● SET PROBLEM
In the entries below, count each line holding the word "matplotlib". Answer with the total alone.
◇ ◇ ◇ ◇ ◇
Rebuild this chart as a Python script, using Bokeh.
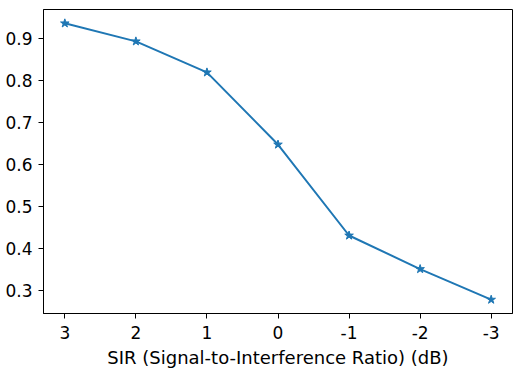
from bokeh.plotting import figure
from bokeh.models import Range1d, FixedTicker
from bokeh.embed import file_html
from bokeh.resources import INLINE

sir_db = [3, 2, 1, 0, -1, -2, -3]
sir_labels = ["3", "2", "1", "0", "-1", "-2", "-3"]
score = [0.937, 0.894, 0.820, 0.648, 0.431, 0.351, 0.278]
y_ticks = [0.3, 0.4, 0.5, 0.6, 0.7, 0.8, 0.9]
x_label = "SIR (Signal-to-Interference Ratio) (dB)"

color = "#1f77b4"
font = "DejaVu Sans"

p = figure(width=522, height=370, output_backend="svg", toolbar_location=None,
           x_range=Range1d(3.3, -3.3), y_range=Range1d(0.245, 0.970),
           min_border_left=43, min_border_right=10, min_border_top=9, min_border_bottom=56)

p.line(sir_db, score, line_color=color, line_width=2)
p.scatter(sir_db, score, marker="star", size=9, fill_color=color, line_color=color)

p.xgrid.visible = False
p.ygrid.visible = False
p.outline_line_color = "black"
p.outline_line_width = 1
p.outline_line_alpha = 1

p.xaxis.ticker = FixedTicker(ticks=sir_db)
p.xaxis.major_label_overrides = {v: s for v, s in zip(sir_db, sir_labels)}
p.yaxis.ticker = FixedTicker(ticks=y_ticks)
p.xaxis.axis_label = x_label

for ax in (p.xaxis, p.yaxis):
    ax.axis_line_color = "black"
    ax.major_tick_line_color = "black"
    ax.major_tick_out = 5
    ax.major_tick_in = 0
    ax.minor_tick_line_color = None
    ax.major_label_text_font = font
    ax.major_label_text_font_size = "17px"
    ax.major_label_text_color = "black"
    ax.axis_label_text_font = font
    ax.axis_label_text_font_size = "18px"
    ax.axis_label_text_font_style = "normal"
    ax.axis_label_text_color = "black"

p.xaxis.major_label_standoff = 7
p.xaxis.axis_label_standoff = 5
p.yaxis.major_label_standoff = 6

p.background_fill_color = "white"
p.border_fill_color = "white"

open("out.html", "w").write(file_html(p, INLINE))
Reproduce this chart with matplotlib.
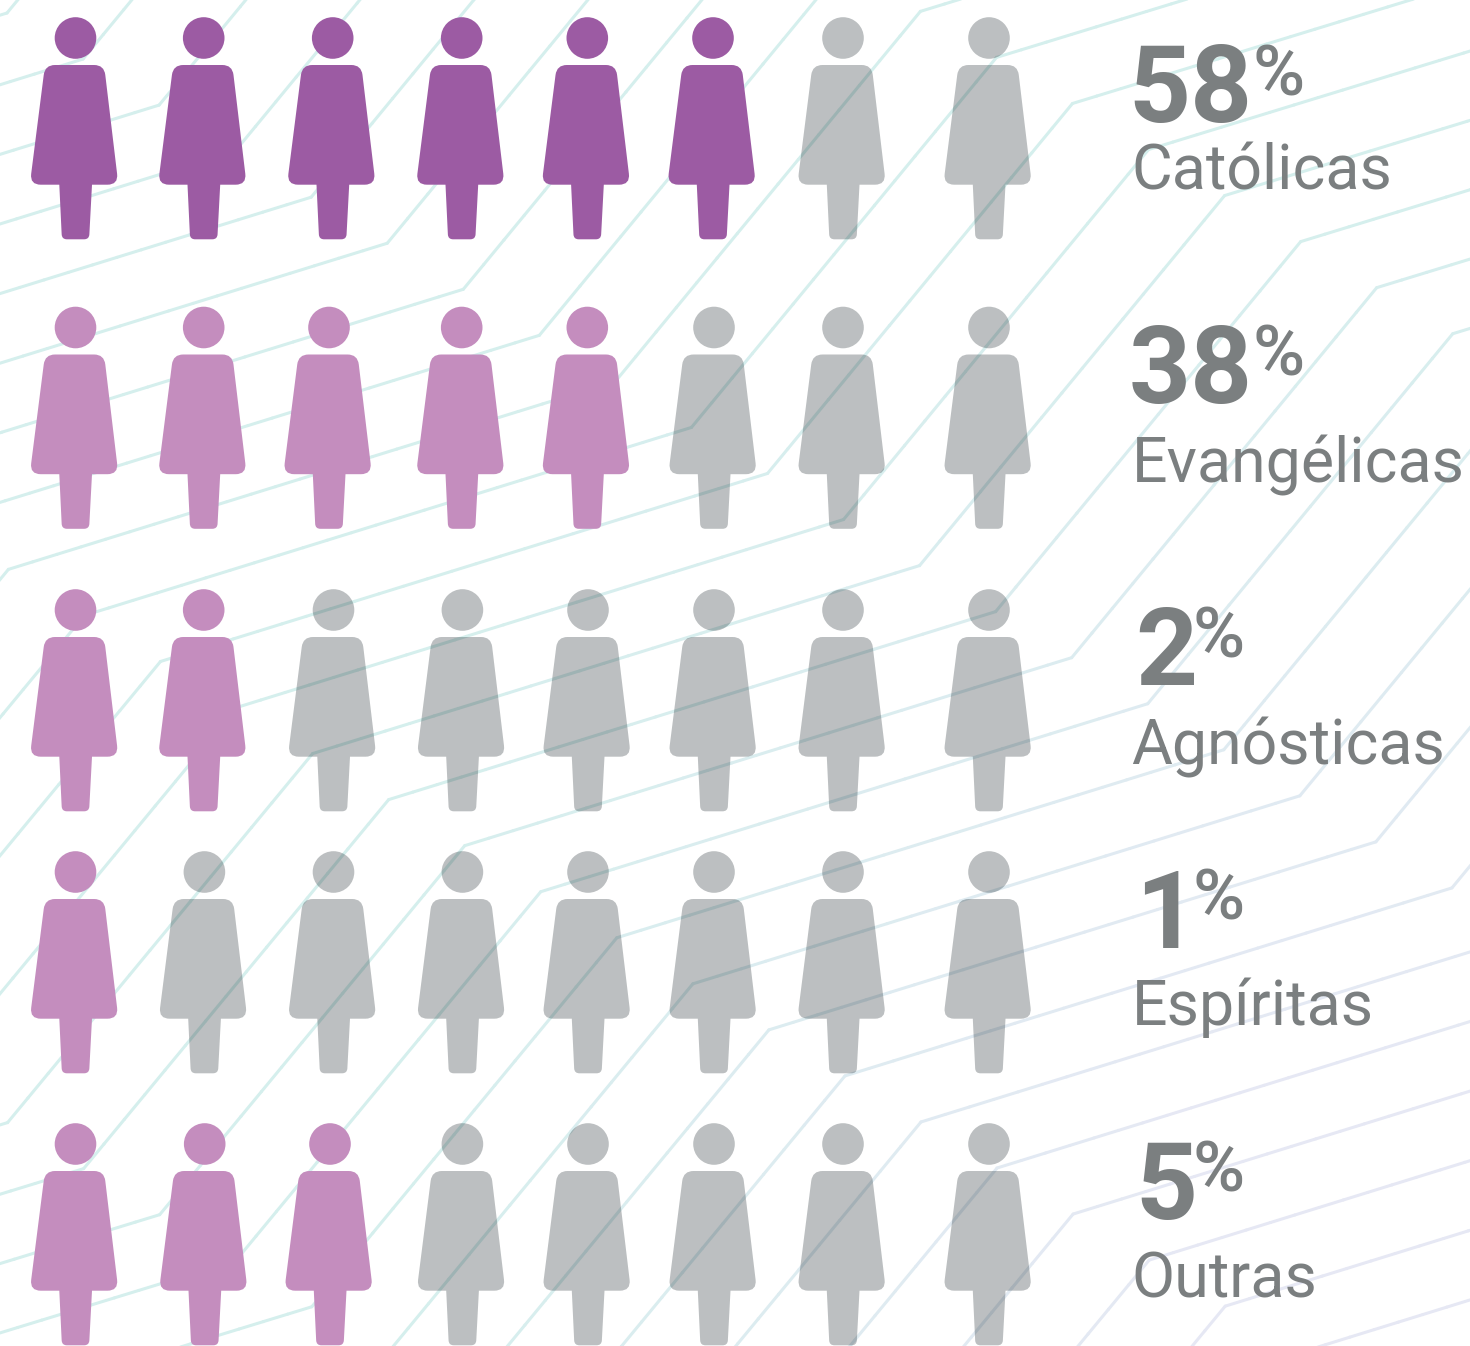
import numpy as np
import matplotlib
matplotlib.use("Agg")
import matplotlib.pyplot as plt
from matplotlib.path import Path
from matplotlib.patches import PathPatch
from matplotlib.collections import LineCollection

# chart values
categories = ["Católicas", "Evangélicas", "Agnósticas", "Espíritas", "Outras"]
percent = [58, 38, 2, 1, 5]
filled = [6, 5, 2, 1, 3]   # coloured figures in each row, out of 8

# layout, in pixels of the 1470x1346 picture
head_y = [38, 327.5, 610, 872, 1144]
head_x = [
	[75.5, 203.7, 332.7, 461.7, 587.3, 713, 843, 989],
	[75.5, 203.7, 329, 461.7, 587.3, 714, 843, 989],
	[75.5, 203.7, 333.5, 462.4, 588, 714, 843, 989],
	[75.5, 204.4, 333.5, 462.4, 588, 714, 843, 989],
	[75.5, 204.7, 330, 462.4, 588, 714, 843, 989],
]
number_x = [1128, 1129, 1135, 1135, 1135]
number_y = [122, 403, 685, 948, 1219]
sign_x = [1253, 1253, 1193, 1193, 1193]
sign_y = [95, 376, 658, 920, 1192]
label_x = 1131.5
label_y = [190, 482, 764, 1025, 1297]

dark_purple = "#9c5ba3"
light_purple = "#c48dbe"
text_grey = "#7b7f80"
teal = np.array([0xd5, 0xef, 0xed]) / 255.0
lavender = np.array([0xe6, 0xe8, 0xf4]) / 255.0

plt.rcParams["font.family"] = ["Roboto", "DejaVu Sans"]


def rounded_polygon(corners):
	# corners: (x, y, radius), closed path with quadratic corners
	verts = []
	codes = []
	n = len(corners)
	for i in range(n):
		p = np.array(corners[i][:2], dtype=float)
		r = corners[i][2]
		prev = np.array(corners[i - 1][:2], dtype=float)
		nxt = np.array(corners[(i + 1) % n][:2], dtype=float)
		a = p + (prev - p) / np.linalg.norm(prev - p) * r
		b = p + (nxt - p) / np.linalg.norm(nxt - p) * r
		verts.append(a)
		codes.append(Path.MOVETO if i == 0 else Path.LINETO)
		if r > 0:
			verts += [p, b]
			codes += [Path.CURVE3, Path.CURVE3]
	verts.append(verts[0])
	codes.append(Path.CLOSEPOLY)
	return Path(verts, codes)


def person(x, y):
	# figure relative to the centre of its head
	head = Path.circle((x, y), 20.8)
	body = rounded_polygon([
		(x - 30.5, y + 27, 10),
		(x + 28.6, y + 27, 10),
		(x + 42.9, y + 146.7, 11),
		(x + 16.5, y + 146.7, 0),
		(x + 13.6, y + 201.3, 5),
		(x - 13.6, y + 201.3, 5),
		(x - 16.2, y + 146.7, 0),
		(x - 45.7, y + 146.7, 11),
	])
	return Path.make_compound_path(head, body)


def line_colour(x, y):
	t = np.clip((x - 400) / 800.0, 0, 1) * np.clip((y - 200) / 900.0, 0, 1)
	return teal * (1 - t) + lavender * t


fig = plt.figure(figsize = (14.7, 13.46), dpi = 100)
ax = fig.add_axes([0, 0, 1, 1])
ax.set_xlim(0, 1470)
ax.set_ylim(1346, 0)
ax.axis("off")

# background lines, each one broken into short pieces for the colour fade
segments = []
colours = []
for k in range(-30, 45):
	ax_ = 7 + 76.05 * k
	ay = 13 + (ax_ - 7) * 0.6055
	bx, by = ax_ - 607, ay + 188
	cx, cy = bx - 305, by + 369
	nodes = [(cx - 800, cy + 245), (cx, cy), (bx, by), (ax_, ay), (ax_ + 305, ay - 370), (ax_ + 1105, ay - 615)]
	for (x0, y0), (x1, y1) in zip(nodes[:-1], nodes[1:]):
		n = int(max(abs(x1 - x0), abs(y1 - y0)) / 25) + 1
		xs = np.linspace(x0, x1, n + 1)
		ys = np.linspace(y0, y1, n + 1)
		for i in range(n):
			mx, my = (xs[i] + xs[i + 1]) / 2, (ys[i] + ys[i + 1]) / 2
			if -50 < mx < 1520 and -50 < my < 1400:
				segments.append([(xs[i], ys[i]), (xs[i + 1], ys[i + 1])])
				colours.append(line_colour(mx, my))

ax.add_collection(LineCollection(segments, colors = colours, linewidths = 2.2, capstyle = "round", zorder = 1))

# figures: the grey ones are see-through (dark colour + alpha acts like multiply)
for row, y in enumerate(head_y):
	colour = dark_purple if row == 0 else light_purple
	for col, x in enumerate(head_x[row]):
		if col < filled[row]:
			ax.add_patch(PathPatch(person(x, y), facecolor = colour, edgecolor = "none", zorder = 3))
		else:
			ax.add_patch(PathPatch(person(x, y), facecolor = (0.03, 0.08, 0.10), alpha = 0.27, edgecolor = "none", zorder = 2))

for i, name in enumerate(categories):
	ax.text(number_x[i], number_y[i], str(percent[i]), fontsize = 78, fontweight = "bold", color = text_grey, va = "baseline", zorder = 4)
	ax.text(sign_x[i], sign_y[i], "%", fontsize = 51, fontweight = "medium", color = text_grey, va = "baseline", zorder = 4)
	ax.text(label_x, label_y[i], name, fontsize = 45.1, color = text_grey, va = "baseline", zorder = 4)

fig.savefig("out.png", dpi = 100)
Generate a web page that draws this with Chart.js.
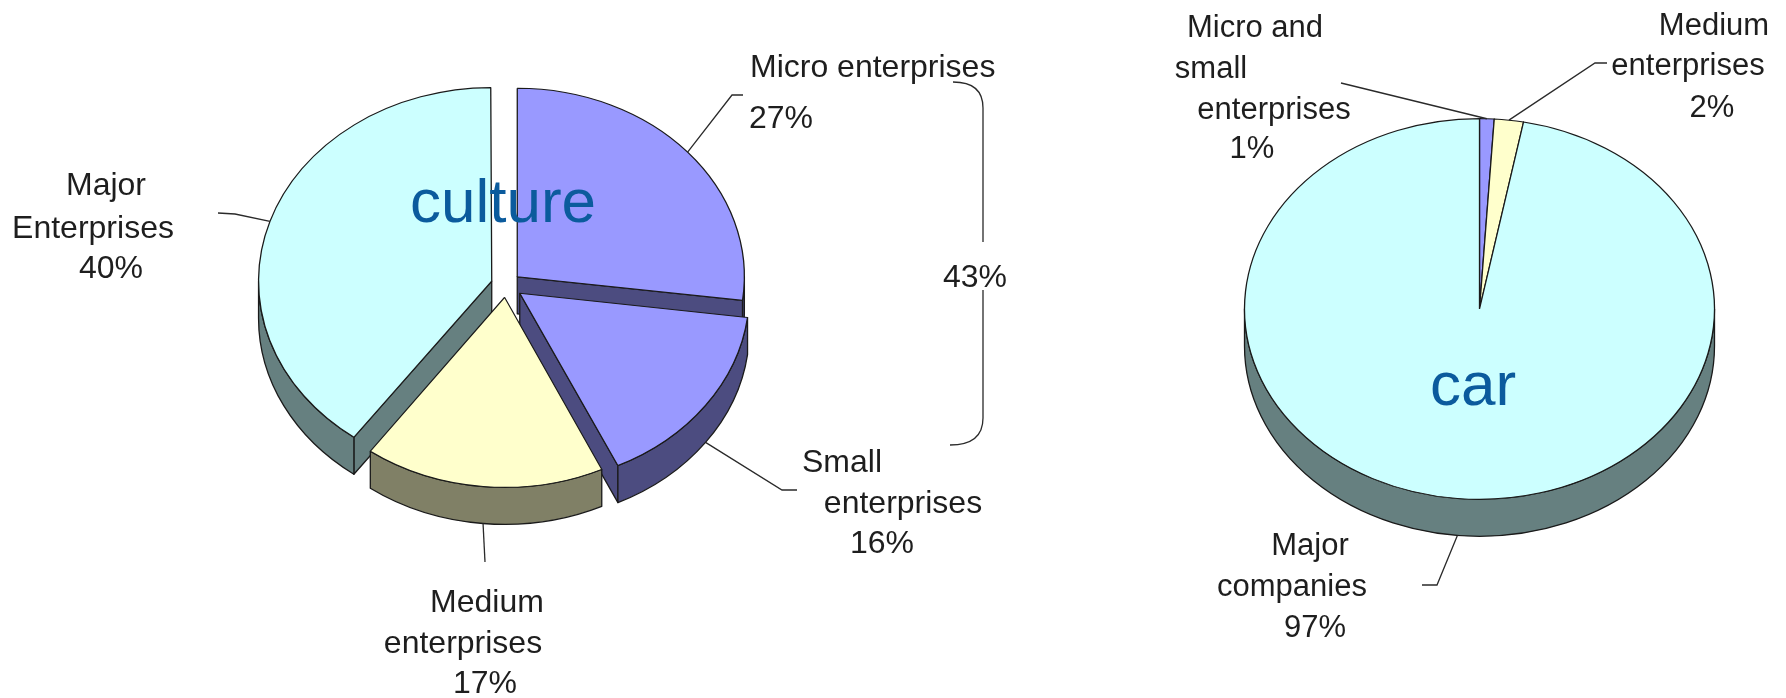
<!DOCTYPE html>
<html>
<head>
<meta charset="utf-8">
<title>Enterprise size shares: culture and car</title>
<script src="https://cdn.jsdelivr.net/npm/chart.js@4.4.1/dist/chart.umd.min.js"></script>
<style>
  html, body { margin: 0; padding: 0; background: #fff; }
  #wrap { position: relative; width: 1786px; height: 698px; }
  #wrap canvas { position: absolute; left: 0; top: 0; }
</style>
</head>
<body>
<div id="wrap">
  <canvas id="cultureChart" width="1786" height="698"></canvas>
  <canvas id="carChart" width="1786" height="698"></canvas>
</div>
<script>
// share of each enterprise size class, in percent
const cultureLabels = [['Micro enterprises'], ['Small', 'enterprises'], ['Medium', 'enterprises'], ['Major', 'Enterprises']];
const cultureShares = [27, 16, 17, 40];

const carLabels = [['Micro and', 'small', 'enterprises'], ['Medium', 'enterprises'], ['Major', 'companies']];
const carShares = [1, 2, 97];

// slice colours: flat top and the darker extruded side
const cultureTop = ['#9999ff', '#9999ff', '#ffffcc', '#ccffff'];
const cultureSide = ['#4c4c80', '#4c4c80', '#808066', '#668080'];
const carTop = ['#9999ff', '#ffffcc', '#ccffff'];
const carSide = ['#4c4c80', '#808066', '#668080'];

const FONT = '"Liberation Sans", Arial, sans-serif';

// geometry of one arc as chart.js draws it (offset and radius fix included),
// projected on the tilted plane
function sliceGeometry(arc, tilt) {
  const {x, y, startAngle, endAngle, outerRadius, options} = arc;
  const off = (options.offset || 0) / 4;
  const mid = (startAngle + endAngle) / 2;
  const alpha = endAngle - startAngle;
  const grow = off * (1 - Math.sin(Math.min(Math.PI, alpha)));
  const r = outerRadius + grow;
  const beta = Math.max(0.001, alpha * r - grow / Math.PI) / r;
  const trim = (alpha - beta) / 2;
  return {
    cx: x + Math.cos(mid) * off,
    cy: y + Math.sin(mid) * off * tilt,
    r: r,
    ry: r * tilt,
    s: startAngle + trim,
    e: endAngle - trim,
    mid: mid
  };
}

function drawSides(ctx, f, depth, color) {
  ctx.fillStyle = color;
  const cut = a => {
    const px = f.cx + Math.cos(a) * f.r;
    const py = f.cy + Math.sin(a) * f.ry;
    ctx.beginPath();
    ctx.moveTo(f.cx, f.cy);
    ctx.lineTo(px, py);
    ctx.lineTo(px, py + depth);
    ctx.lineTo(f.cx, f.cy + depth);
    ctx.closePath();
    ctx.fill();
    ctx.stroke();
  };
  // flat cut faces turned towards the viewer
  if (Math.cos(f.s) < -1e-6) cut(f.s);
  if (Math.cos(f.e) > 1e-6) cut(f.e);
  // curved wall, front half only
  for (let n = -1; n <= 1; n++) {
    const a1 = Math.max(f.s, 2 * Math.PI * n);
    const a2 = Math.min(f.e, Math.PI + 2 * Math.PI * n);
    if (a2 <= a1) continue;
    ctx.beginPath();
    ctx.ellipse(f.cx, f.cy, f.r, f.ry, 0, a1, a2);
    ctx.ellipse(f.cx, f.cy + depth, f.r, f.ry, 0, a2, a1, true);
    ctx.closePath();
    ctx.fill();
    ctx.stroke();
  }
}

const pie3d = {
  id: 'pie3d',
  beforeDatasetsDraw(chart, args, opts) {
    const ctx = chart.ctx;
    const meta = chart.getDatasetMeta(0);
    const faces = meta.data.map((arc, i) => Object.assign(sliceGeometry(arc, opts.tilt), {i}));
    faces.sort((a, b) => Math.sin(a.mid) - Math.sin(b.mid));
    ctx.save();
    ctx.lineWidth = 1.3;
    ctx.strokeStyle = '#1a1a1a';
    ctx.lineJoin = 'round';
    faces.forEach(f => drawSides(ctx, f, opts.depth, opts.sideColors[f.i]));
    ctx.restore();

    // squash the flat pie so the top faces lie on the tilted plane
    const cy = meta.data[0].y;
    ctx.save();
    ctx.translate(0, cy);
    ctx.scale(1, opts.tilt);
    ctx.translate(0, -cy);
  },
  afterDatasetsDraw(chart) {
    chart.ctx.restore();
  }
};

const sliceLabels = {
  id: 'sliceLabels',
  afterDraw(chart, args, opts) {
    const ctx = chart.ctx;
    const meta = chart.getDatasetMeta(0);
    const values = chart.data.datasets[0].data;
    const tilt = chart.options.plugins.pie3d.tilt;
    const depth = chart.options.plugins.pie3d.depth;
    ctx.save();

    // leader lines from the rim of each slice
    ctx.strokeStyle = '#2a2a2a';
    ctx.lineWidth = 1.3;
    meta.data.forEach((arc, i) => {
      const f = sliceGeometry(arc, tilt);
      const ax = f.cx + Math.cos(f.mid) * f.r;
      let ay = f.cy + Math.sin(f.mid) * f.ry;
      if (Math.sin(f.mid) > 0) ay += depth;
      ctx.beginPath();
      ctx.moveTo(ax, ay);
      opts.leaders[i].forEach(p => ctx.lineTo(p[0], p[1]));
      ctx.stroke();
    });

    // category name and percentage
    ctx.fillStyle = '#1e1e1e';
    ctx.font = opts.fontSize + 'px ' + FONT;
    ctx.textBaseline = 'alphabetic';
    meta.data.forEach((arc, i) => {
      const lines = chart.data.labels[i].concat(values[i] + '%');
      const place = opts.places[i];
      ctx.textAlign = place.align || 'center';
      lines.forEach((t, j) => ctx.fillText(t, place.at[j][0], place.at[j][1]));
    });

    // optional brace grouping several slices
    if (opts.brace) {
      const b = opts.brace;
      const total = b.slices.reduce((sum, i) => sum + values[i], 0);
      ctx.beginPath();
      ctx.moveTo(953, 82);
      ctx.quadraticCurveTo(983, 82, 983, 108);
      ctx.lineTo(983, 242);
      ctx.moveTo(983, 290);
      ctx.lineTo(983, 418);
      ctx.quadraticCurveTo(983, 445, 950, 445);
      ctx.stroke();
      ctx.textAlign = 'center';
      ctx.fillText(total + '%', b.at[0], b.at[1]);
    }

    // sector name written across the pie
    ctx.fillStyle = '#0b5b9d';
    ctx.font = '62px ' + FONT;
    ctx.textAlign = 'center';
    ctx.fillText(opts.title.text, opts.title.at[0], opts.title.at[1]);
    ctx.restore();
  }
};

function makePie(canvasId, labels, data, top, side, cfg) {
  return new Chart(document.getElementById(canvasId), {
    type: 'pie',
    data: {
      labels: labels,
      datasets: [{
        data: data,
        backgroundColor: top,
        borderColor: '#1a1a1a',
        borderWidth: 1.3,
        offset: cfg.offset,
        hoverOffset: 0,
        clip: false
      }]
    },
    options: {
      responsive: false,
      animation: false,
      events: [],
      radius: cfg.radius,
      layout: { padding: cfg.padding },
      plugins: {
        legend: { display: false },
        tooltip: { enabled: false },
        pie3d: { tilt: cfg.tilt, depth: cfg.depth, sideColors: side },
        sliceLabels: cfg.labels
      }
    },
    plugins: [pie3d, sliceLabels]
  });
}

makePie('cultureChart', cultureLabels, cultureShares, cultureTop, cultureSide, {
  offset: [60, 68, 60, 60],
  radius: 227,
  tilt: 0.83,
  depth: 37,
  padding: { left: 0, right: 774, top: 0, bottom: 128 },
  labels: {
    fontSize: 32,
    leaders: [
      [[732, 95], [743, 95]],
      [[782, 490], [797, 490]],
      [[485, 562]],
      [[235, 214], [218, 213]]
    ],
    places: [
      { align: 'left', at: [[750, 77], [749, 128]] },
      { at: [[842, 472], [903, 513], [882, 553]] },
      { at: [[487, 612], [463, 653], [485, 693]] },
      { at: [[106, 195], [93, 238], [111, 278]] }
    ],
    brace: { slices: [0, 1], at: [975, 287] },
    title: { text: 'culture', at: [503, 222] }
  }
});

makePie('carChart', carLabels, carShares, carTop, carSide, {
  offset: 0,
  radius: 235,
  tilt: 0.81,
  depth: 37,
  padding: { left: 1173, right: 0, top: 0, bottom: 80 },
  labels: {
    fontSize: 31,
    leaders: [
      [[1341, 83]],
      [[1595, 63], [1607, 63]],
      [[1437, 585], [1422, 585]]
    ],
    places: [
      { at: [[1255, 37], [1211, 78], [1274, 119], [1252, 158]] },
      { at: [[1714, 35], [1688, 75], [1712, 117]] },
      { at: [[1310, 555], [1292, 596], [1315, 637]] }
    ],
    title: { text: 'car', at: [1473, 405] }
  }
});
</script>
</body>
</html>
◇ ◇ ◇ ◇ ◇
● ANSWER TO THIS TASK
7